Invisible Wars: A Conversation With Norman Solomon
We interview Solomon about his new book exposing the tragic consequences of the media's sycophantic relationship with the American war machine.
For years, Brown University’s Costs of War project has done the important work of analyzing and calculating the horrific consequences of the United States’ so-called “War on Terror.”
In May, Costs of War released a scathing report that seemingly fell under the radar despite its implications: Researchers estimated that at least 4.5 million people have been directly or indirectly killed as a result of America’s borderless, never-ending, and all-consuming post-9/11 campaigns—which have given rise to the security and surveillance state, unsettling new powers for the executive branch, a punishing crackdown on whistleblowers, and tremendous grief and pain in countries touched by militarized occupations.

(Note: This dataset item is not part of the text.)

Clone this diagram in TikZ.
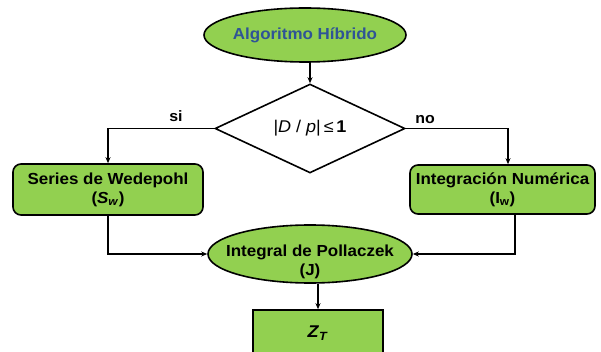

A war that began in Afghanistan and spread later to Iraq has metastasized into something hardly resembling the early contours of America’s ostensible counter-terror operation—stretching into Pakistan, Syria, Yemen, Somalia, Libya, and other parts of Africa. While the United States does maintain a troop presence in many of these countries—nations America is not legally at war with—many of the deaths have been attributed to its massively expanded drone campaign.
As The Bureau of Investigative Journalism puts it: “The low-footprint nature of drone strikes—which can be carried out without having personnel in the country being hit—made it politically easier for the U.S. to mount operations in countries with which it was not technically at war. Hundreds of strikes have been carried out in Yemen, Pakistan and Somalia, carried out by the highly secretive Central Intelligence Agency and Joint Special Operations Command at the Pentagon.”
Now, renowned journalist and author Norman Solomon is out with an important new book exposing the media’s vital role in the U.S. war-making machine and tragic civilian death toll connected to these wars. “War Made Invisible: How America Hides the Human Toll of Its Military Machine” breaks down the grossly underreported aspects of U.S.-led post-9/11 global wars and analyzes the mechanics perpetuating them. (Buy the book at Bookshop.org.)
Among the reoccurring themes of the book is the corporate media’s role in building up the U.S. war machine and regurgitating its lethal lies and deceit. As Solomon so effectively documents, the media provided cover for government and Pentagon officials, lavishing them with praise and failing to scrutinize many of the claims that proved vital to the Bush administration’s justification for the brutal invasion of Iraq, for example.
Solomon is correct to place so much blame on the feet of the media, which effectively suspended its role as truth-seekers and intervened on behalf of war-makers by acting as propagandists and pseudo-stenographers. The mass media, Solomon argues, has also failed to convey the total human costs of these wars—all of them undeclared, by the way.
Another largely unnoticed and flat-out ignored element of the last 22 years has been a slow-crawling coup by the executive branch to assume war-making responsibilities—powers the U.S. Constitution entrusts to Congress. It’s important to note that the United States never declared war on any of the countries it has invaded and occupied since 9/11. Its justification comes from the Authorization for Use of Military Force, or AUMF, which has been reinterpreted since its passage to provide the executive with newfound powers to execute these wars.
Such powers became so expansive that the Obama administration declared it was within its legal right in 2011 to kill a U.S. citizen (without trial) who moved to Yemen and became an influential propagandist for al Qaeda in the Arabian Peninsula. The memo, which the Obama administration fought to keep secret, cited the 2001 AUMF as justification.
“We do not believe [Al-Awlaki’s] citizenship provides a basis for concluding that he is immune from a use of force abroad that the AUMF otherwise authorizes,” Acting Assistant Attorney General David Barron wrote in the memo.
(You can learn more about AUMF in our episode featuring a former U.S. Army Captain who sued the Obama administration for what he believed was an unconstitutional war against ISIS because Congress had yet to declare war on the terror group.)
Most importantly, Solomon goes into great detail to highlight the human suffering and moral and ethical deficiencies resulting from these wars. The lives of so many civilians in Iraq, Afghanistan, and elsewhere have been so devalued that these people are virtually nonexistent—or as Solomon argues, they’ve been made invisible.
“The ‘war on terror’ became—for the White House, Pentagon, and Congress—a political license to kill and displace people on a large scale in at least eight countries, rarely seen, much less understood,” Solomon writes. “Whatever the intent, the resulting carnage often included civilians. The dead and maimed had no names or faces that reached those who signed the orders and appropriated the funds. As years went by, it turned out that the point wasn’t to win the multicontinent war so much as to keep waging it, a means with no plausible end; the quest, in search of enemies to confront if not defeat, made stopping unthinkable. No wonder Americans couldn’t be heard wondering aloud when the ‘war on terror’ would end. It wasn’t supposed to.”